The company that manages the Interstate 495 toll lanes in Northern Virginia is socking violators with “unfair, illegal and unconscionable” fines and fees that have reached tens of thousands of dollars in some cases, according to a class-action lawsuit announced this week.
The suit, which was filed in federal court in Alexandria, claims that Transurban uses a predatory scheme because the Capital Beltway express lanes have not been as profitable as expected and some drivers are being hit with violations that never occurred.
“We all live in the area and have friends and family that have had problems with the toll lanes,” said Jeffrey Kaliel, an attorney with the firm Tycko & Zavareei. “It’s not run in a way that’s appropriate. It’s hurting a lot of people that never meant to run a toll.”
A Transurban spokesman declined to comment on the lawsuit, saying the company had not seen it.

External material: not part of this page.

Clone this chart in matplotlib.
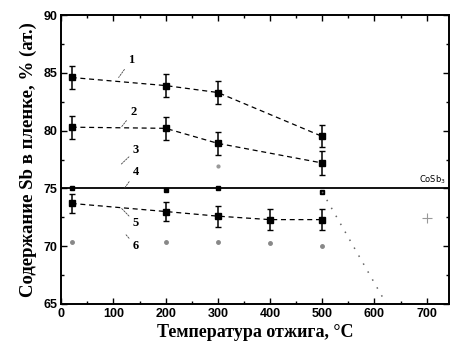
import matplotlib
matplotlib.use("Agg")
import matplotlib.pyplot as plt
from matplotlib.ticker import MultipleLocator

# annealing temperature, C
t_main = [20, 200, 300, 500]
t_45 = [20, 200, 300, 400, 500]

s1 = [84.6, 83.9, 83.3, 79.5]
s1_err = [1.0, 1.0, 1.0, 0.95]
s2 = [80.3, 80.2, 78.9, 77.2]
s2_err = [1.0, 1.0, 1.0, 1.0]

t_s3 = [300]
s3 = [76.9]

t_s4 = [20, 200, 300, 500]
s4 = [75.0, 74.9, 75.0, 74.7]
t_s4_drop = [500, 623]
s4_drop = [74.7, 65.0]

s5 = [73.7, 73.0, 72.6, 72.3, 72.3]
s5_err = [0.8, 0.8, 0.9, 0.9, 0.9]

t_s6 = [20, 200, 300, 400, 500, 700]
s6 = [70.4, 70.4, 70.4, 70.3, 70.0, 72.4]

cosb3_level = 75.0

serif = ["Liberation Serif", "DejaVu Serif"]
sans = ["Liberation Sans Narrow", "Liberation Sans", "DejaVu Sans"]

fig = plt.figure(figsize=(4.5, 3.51), dpi=100)
ax = fig.add_axes([0.136, 0.134, 0.862, 0.823])

ek = dict(fmt="s", color="black", ms=4, capsize=2.5, elinewidth=1.1, capthick=1.0)
ax.errorbar(t_main, s1, yerr=s1_err, **ek)
ax.plot(t_main, s1, "--", color="black", lw=0.9, dashes=(4, 3))
ax.errorbar(t_main, s2, yerr=s2_err, **ek)
ax.plot(t_main, s2, "--", color="black", lw=0.9, dashes=(4, 3))

ax.plot(t_s3, s3, "o", color="#999999", ms=2)

ax.axhline(cosb3_level, color="black", lw=1.3)
ax.plot(t_s4, s4, "s", color="black", ms=3.5)
ax.plot(t_s4_drop, s4_drop, color="#666666", lw=1.1, dashes=(1, 5))

ax.errorbar(t_45, s5, yerr=s5_err, **ek)
ax.plot(t_45, s5, "--", color="black", lw=0.9, dashes=(4, 3))

ax.plot(t_s6[:-1], s6[:-1], "o", color="#888888", ms=2.5)
ax.plot(t_s6[-1:], s6[-1:], "+", color="#999999", ms=7, mew=0.8)

# curve labels with leaders
labels = [("1", (128, 86.1), (110, 84.6)),
          ("2", (132, 81.6), (115, 80.3)),
          ("3", (137, 78.3), (115, 77.1)),
          ("4", (137, 76.4), (121, 75.0)),
          ("5", (137, 72.0), (115, 73.3)),
          ("6", (137, 70.0), (124, 71.0))]
for txt, (lx, ly), (px, py) in labels:
    ax.annotate(txt, xy=(px, py), xytext=(lx, ly), fontsize=9, fontweight="bold",
                family=serif, ha="left", va="center",
                arrowprops=dict(arrowstyle="-", color="#444444", lw=0.6, ls=(0, (2, 1.5)),
                                shrinkA=1, shrinkB=0))

ax.text(738, 75.2, "CoSb$_3$", fontsize=6, ha="right", va="bottom")

ax.set_xlim(0, 743)
ax.set_ylim(65, 90)
ax.xaxis.set_major_locator(MultipleLocator(100))
ax.xaxis.set_minor_locator(MultipleLocator(50))
ax.yaxis.set_major_locator(MultipleLocator(5))
ax.yaxis.set_minor_locator(MultipleLocator(2.5))
ax.tick_params(which="both", direction="in", top=True, right=True, width=1.0)
ax.tick_params(which="major", length=4, labelsize=9, pad=3)
ax.tick_params(which="minor", length=2)
for lab in ax.get_xticklabels() + ax.get_yticklabels():
    lab.set_family(sans)
    lab.set_fontweight("bold")
for sp in ax.spines.values():
    sp.set_linewidth(1.4)

ax.set_xlabel("Температура отжига, °C", family=serif, fontweight="bold", fontsize=13, labelpad=3)
ax.set_ylabel("Содержание Sb в пленке, % (ат.)", family=serif, fontweight="bold",
              fontsize=13.5, labelpad=4)

fig.savefig("out.png", dpi=100)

But he generally defended Transurban’s toll practices on the 14-mile stretch of lanes that runs from the Springfield Interchange past the Dulles Toll Road.
“Our toll enforcement practices meet the requirements of the Virginia Code,” the spokesman, Michael McGurk, said in an e-mail. “Transurban cannot and does not profit from our enforcement program or civil penalties.”
The suit claims that Transurban is routinely failing to notify drivers in a timely fashion that they have violated tolls. The tolls are collected by an automated system of sensors on gantries through an E-ZPass transponder in the car.
There is no red light or other indicator when a driver fails to pay a toll, so many drivers don’t know they have violated a toll and don’t pay, the lawsuit claims. Transurban then sends a toll invoice, which adds a $12.50 administrative fee per violation.
If the violation goes unpaid for 30 days, Transurban can assess a $100-per-violation fee. The lawsuit claims those fees are not reasonably related to the costs of collecting the tolls, which is required by Virginia law.
If a toll has not been paid after two invoices have been sent, Transurban can assess a civil penalty that ranges from $50 for the first offense to $1,000 for the fourth and each subsequent offense.
A driver could rack up fines and fees totaling $2,200 with just four offenses, according to the lawsuit, and Transurban can take defendants to court if they fail to pay. Lawyer David Bernhard, who tracks Express Lane cases, said there were about 26,000 summons issued to drivers in Fairfax County last year.
Some drivers have faced fees and fines far larger than $2,200.
Jo-Ann Brown, a plaintiff in the class-action suit, was assessed violations totaling $4.15 for missing five tolls but didn’t receive a violation notice until about 60 days later, according to the lawsuit.
Brown tried to pay the tolls and $100 administrative fee but was rebuffed by Transurban, the lawsuit says. She was then served with a summons saying the company was seeking $3,413.75 for the unpaid tolls, after fees and penalties were added.
Transurban has come under fire in recent months for its toll-collection practices. A Fairfax judge recently dismissed four cases against a Fredericksburg woman who claimed that the statute of limitations had expired before Transurban took her to court. Attorneys said the ruling could result in hundreds or thousands of other violators challenging their cases.
In October, in response to criticism, Transurban announced that it would begin a forgiveness program for first-time offenders and cap the amount of fees and penalties they would face at $2,200.
Transurban says about 1.5 million drivers have used the Express Lanes, which opened in 2012.
“We are pleased that the vast majority of our customers pay at the time of travel without issue, and less than 0.1% of 495 Express Lanes trips end up in court,” McGurk wrote.